* [Requirements]: Repeat, exactly and in full, the lines of the listing below, but without any pictures.

----

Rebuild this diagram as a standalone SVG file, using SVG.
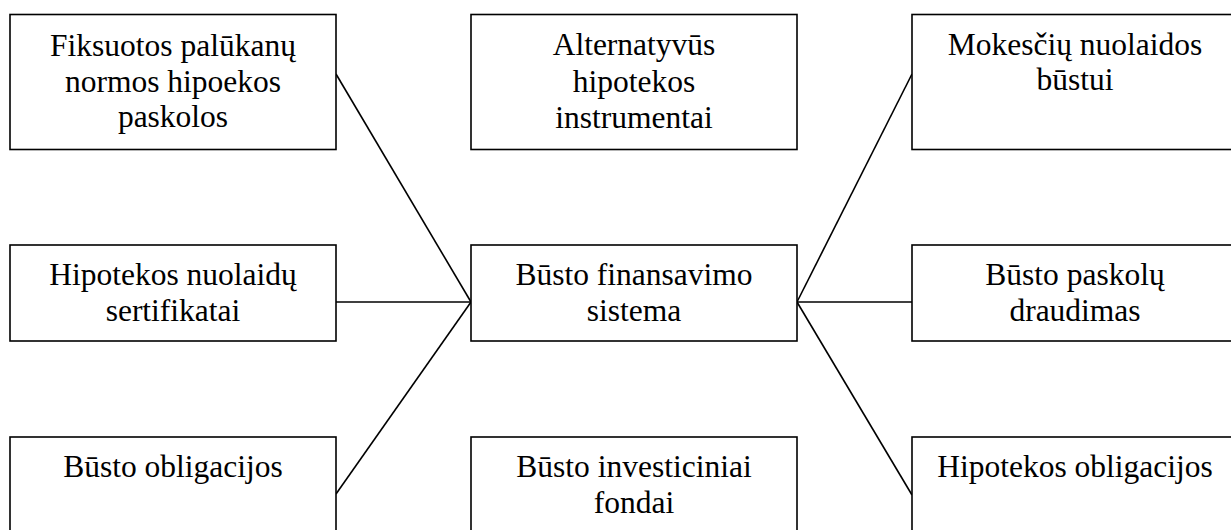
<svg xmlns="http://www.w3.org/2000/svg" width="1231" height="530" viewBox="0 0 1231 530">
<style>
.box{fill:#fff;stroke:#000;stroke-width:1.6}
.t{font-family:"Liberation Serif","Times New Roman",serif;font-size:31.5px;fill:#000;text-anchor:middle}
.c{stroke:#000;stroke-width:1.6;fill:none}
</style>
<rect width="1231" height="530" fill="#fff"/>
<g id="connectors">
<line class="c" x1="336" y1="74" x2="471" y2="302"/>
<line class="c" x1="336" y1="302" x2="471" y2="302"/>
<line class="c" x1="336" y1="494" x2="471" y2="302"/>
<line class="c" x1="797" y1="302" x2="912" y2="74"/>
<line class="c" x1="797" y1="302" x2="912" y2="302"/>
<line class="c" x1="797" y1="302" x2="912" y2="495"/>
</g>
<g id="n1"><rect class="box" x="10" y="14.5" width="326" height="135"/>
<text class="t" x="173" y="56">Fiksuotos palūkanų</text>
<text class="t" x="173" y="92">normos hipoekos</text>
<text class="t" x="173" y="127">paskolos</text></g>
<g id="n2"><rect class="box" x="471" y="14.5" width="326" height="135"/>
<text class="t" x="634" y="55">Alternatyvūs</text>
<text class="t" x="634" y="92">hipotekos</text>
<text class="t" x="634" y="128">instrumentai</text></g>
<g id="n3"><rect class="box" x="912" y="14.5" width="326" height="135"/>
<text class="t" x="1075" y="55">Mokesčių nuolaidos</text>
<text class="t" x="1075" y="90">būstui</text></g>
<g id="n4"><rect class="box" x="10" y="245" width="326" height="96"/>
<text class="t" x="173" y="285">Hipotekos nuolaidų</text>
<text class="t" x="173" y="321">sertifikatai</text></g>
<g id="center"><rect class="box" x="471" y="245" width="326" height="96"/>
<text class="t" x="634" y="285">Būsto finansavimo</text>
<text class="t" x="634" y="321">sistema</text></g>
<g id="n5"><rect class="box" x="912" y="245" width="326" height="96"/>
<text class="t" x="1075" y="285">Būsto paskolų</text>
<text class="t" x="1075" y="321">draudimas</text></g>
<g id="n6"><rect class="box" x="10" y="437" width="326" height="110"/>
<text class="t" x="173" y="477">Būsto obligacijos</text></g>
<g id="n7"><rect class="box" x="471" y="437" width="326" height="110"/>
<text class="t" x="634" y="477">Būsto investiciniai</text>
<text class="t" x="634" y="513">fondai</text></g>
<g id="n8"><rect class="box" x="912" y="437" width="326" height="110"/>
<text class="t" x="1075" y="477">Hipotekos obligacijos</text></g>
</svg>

----

* [Reply]:
Rebuild this diagram as a standalone SVG file, using SVG.
<svg xmlns="http://www.w3.org/2000/svg" width="1231" height="530" viewBox="0 0 1231 530">
<style>
.box{fill:#fff;stroke:#000;stroke-width:1.6}
.t{font-family:"Liberation Serif","Times New Roman",serif;font-size:31.5px;fill:#000;text-anchor:middle}
.c{stroke:#000;stroke-width:1.6;fill:none}
</style>
<rect width="1231" height="530" fill="#fff"/>
<g id="connectors">
<line class="c" x1="336" y1="74" x2="471" y2="302"/>
<line class="c" x1="336" y1="302" x2="471" y2="302"/>
<line class="c" x1="336" y1="494" x2="471" y2="302"/>
<line class="c" x1="797" y1="302" x2="912" y2="74"/>
<line class="c" x1="797" y1="302" x2="912" y2="302"/>
<line class="c" x1="797" y1="302" x2="912" y2="495"/>
</g>
<g id="n1"><rect class="box" x="10" y="14.5" width="326" height="135"/>
<text class="t" x="173" y="56">Fiksuotos palūkanų</text>
<text class="t" x="173" y="92">normos hipoekos</text>
<text class="t" x="173" y="127">paskolos</text></g>
<g id="n2"><rect class="box" x="471" y="14.5" width="326" height="135"/>
<text class="t" x="634" y="55">Alternatyvūs</text>
<text class="t" x="634" y="92">hipotekos</text>
<text class="t" x="634" y="128">instrumentai</text></g>
<g id="n3"><rect class="box" x="912" y="14.5" width="326" height="135"/>
<text class="t" x="1075" y="55">Mokesčių nuolaidos</text>
<text class="t" x="1075" y="90">būstui</text></g>
<g id="n4"><rect class="box" x="10" y="245" width="326" height="96"/>
<text class="t" x="173" y="285">Hipotekos nuolaidų</text>
<text class="t" x="173" y="321">sertifikatai</text></g>
<g id="center"><rect class="box" x="471" y="245" width="326" height="96"/>
<text class="t" x="634" y="285">Būsto finansavimo</text>
<text class="t" x="634" y="321">sistema</text></g>
<g id="n5"><rect class="box" x="912" y="245" width="326" height="96"/>
<text class="t" x="1075" y="285">Būsto paskolų</text>
<text class="t" x="1075" y="321">draudimas</text></g>
<g id="n6"><rect class="box" x="10" y="437" width="326" height="110"/>
<text class="t" x="173" y="477">Būsto obligacijos</text></g>
<g id="n7"><rect class="box" x="471" y="437" width="326" height="110"/>
<text class="t" x="634" y="477">Būsto investiciniai</text>
<text class="t" x="634" y="513">fondai</text></g>
<g id="n8"><rect class="box" x="912" y="437" width="326" height="110"/>
<text class="t" x="1075" y="477">Hipotekos obligacijos</text></g>
</svg>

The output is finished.